D’après l’Unicef, un enfant meurt toutes les dix minutes au Yémen. De faim, de soif, du choléra, mais aussi sous les bombes de la coalition conduite depuis 2015 par l’Arabie saoudite. Onze millions de petits Yémenites ont besoin d’une aide humanitaire d’urgence.
Le prince Mohammed Ben Salman, nouvel homme fort du royaume wahhabite, voulait à travers la guerre au Yémen réaffirmer l’importance stratégique de l’Arabie saoudite face au terrorisme, face à l’Iran, face aux révolutions, dans cette région riche en pétrole et qui contrôle à travers le canal de Suez 30 % du commerce mondial. Mais la guerre s’embourbe, Daech et al Qaïda prospèrent, le blocus étrangle le pays, la catastrophe humanitaire se prolonge. Et la France en est l’un des fournisseurs officiels [1].
Arsenal français
Fournisseur des super canons Caesar de l’entreprise française Nexter, qui pilonnent le Yémen depuis sa frontière. Fournisseur en 2016 de 276 blindés légers de type Renault Sherpa light et Vab Mark 3 du groupe Renault Trucks Defense. Fournisseur, pour les avions de chasse saoudiens, des nacelles Thalès Damocles XF de désignation de cible et de guidage de bombes, qui ont servi entre autres à bombarder les hôpitaux de Médecins sans frontières, ce qui vaut à la coalition des accusations de crime de guerre ! Fournisseur trois mois après le début du conflit d’un avion ravitailleur en vol Airbus 330-200 MRTT. Fournisseur pendant le conflit d’hélicoptères de transport Cougar du groupe européen EADS et de drones de renseignement militaires SDTI de l’entreprise SAGEM. Fournisseur aux Émirats, alliés de Ryad dans la salle guerre du Yémen, de blindés Leclerc du français Nexter et de Mirages 2000-9 de Dassault. Les corvettes émiraties Baynunah, qui assurent le blocus, ont été construites en partenariat avec les Constructions mécaniques de Normandie.
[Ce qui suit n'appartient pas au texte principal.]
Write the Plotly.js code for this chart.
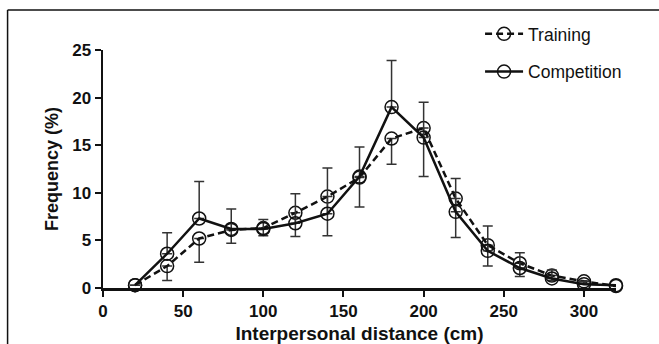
<!DOCTYPE html>
<html>
<head>
<meta charset="utf-8">
<script src="https://cdn.plot.ly/plotly-3.0.1.min.js"></script>
<style>
  html, body { margin: 0; padding: 0; background: #fff; }
  #chart { width: 659px; height: 344px; }
</style>
</head>
<body>
<div id="chart"></div>
<script>
// Interpersonal distance bins (cm)
var distance = [20, 40, 60, 80, 100, 120, 140, 160, 180, 200, 220, 240, 260, 280, 300, 320];
// Frequency (%)
var training    = [0.3, 2.3, 5.2, 6.1, 6.3, 7.9, 9.6, 11.6, 15.7, 16.8, 9.4, 4.5, 2.6, 1.3, 0.7, 0.2];
var competition = [0.3, 3.6, 7.3, 6.2, 6.2, 6.8, 7.8, 11.7, 19.0, 15.8, 8.0, 3.9, 2.1, 1.0, 0.4, 0.3];
// One-sided error bars (training below, competition above)
var trainingErrMinus  = [0, 1.5, 2.5, 1.4, 0.8, 2.5, 4.1, 3.1, 2.7, 5.1, 4.1, 2.2, 1.4, 0.5, 0.2, 0];
var trainingErrPlus   = [0, 0, 0, 0, 0, 0, 0, 0, 0, 0, 0, 0, 0, 0, 0, 0];
var competitionErrPlus  = [0, 2.2, 3.9, 2.1, 1.0, 3.1, 4.8, 3.1, 4.9, 3.7, 3.5, 2.6, 1.6, 0.9, 0.3, 0];
var competitionErrMinus = [0, 0, 0, 0, 0, 0, 0, 0, 0, 0, 0, 0, 0, 0, 0, 0];

var seriesNames = ['Training', 'Competition'];
var xTickVals = [0, 50, 100, 150, 200, 250, 300];
var yTickVals = [0, 5, 10, 15, 20, 25];

var FONT = 'Arial, "Liberation Sans", Helvetica, sans-serif';

var traces = [
  {
    x: distance, y: training, name: seriesNames[0],
    type: 'scatter', mode: 'lines+markers', legendgroup: 'a',
    line: { color: '#111', width: 2.5, dash: '7px,4px' },
    marker: { symbol: 'circle-open', size: 13, color: '#111', line: { width: 1.5, color: '#111' } },
    error_y: { type: 'data', symmetric: false, array: trainingErrPlus, arrayminus: trainingErrMinus,
               color: '#333', thickness: 1.5, width: 5 },
    cliponaxis: false
  },
  {
    x: distance, y: competition, name: seriesNames[1],
    type: 'scatter', mode: 'lines+markers', legendgroup: 'b',
    line: { color: '#111', width: 2.5 },
    marker: { symbol: 'circle-open', size: 13, color: '#111', line: { width: 1.5, color: '#111' } },
    error_y: { type: 'data', symmetric: false, array: competitionErrPlus, arrayminus: competitionErrMinus,
               color: '#333', thickness: 1.5, width: 5 },
    cliponaxis: false
  }
];

var layout = {
  width: 659, height: 344,
  margin: { l: 103, r: 43, t: 50, b: 56, pad: 0 },
  paper_bgcolor: '#fff', plot_bgcolor: '#fff',
  showlegend: true,
  legend: {
    x: 0.735, y: 1.143, xanchor: 'left', yanchor: 'top',
    font: { family: FONT, size: 17.5, color: '#111' },
    itemwidth: 38,
    tracegroupgap: 12, bgcolor: 'rgba(0,0,0,0)'
  },
  xaxis: {
    range: [0, 320], tickvals: xTickVals, ticks: 'outside', ticklen: 6, tickwidth: 2,
    tickcolor: '#111', showline: true, linecolor: '#111', linewidth: 2.5,
    showgrid: false, zeroline: false,
    tickfont: { family: FONT, size: 17, color: '#111', weight: 'bold' },
    title: { text: 'Interpersonal distance (cm)', standoff: 9,
             font: { family: FONT, size: 19, color: '#111', weight: 'bold' } }
  },
  yaxis: {
    range: [0, 25], tickvals: yTickVals, ticks: 'outside', ticklen: 6, tickwidth: 2,
    tickcolor: '#111', showline: true, linecolor: '#111', linewidth: 2.5,
    showgrid: false, zeroline: false,
    tickfont: { family: FONT, size: 17, color: '#111', weight: 'bold' },
    title: { text: 'Frequency (%)', standoff: 9,
             font: { family: FONT, size: 18, color: '#111', weight: 'bold' } }
  },
  shapes: [
    { type: 'line', xref: 'paper', yref: 'paper', x0: -0.186, x1: 1.2, y0: 1.168, y1: 1.168,
      line: { color: '#111', width: 1.5 } },
    { type: 'line', xref: 'paper', yref: 'paper', x0: -0.186, x1: -0.186, y0: 1.168, y1: -0.3,
      line: { color: '#111', width: 1.5 } }
  ]
};

Plotly.newPlot('chart', traces, layout, { displayModeBar: false, staticPlot: true });
</script>
</body>
</html>
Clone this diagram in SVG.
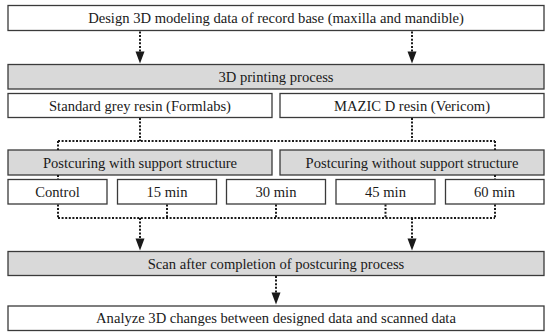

Et lorsque ces navires ont été en maintenance en mars 2016, ce sont les navires français qui ont directement, selon la Lettre de l’Océan indien, assuré la continuité du blocus.
Soutien logistique
Pour contourner les pressions contre la vente d’armes aux belligérants, selon la revue Orient XXI, « le gouvernement français aurait détourné un contrat destiné au Liban pour préparer la guerre au Yémen ». Le contrat Donas de vente d’armes françaises au Liban, d’un montant de 3 milliards d’euros, financé par l’Arabie saoudite, aurait ainsi servi à armer Ryad.
Et la France ne joue pas seulement un rôle de marchand d’armes. Dès le début de la guerre, les avions français ont fait des vols de reconnaissance au dessus des positions des rebelles houthis. La Direction du renseignement militaire a fourni à Ryad les images de très haute qualité de ses satellites espions Pléiades et Hélios, là où les images étatsuniennes sont fournies en qualité dégradée. La lettre Intelligence Online nous en donne la raison : Paris veut faire de ces images satellites une vitrine commerciale « pour des satellites qu’ils espèrent vendre à l’état-major saoudien ». La base française de Djibouti, avec ses 1 700 militaires, qui n’est qu’à 30 km des côtes du Yémen, joue un rôle important dans ce dispositif.
L’État français est complice de crimes de guerre au Yémen, pour vendre ses machines de mort, protéger les intérêts gaziers de Total, dans l’espoir illusoire d’y faire régner l’ordre impérial.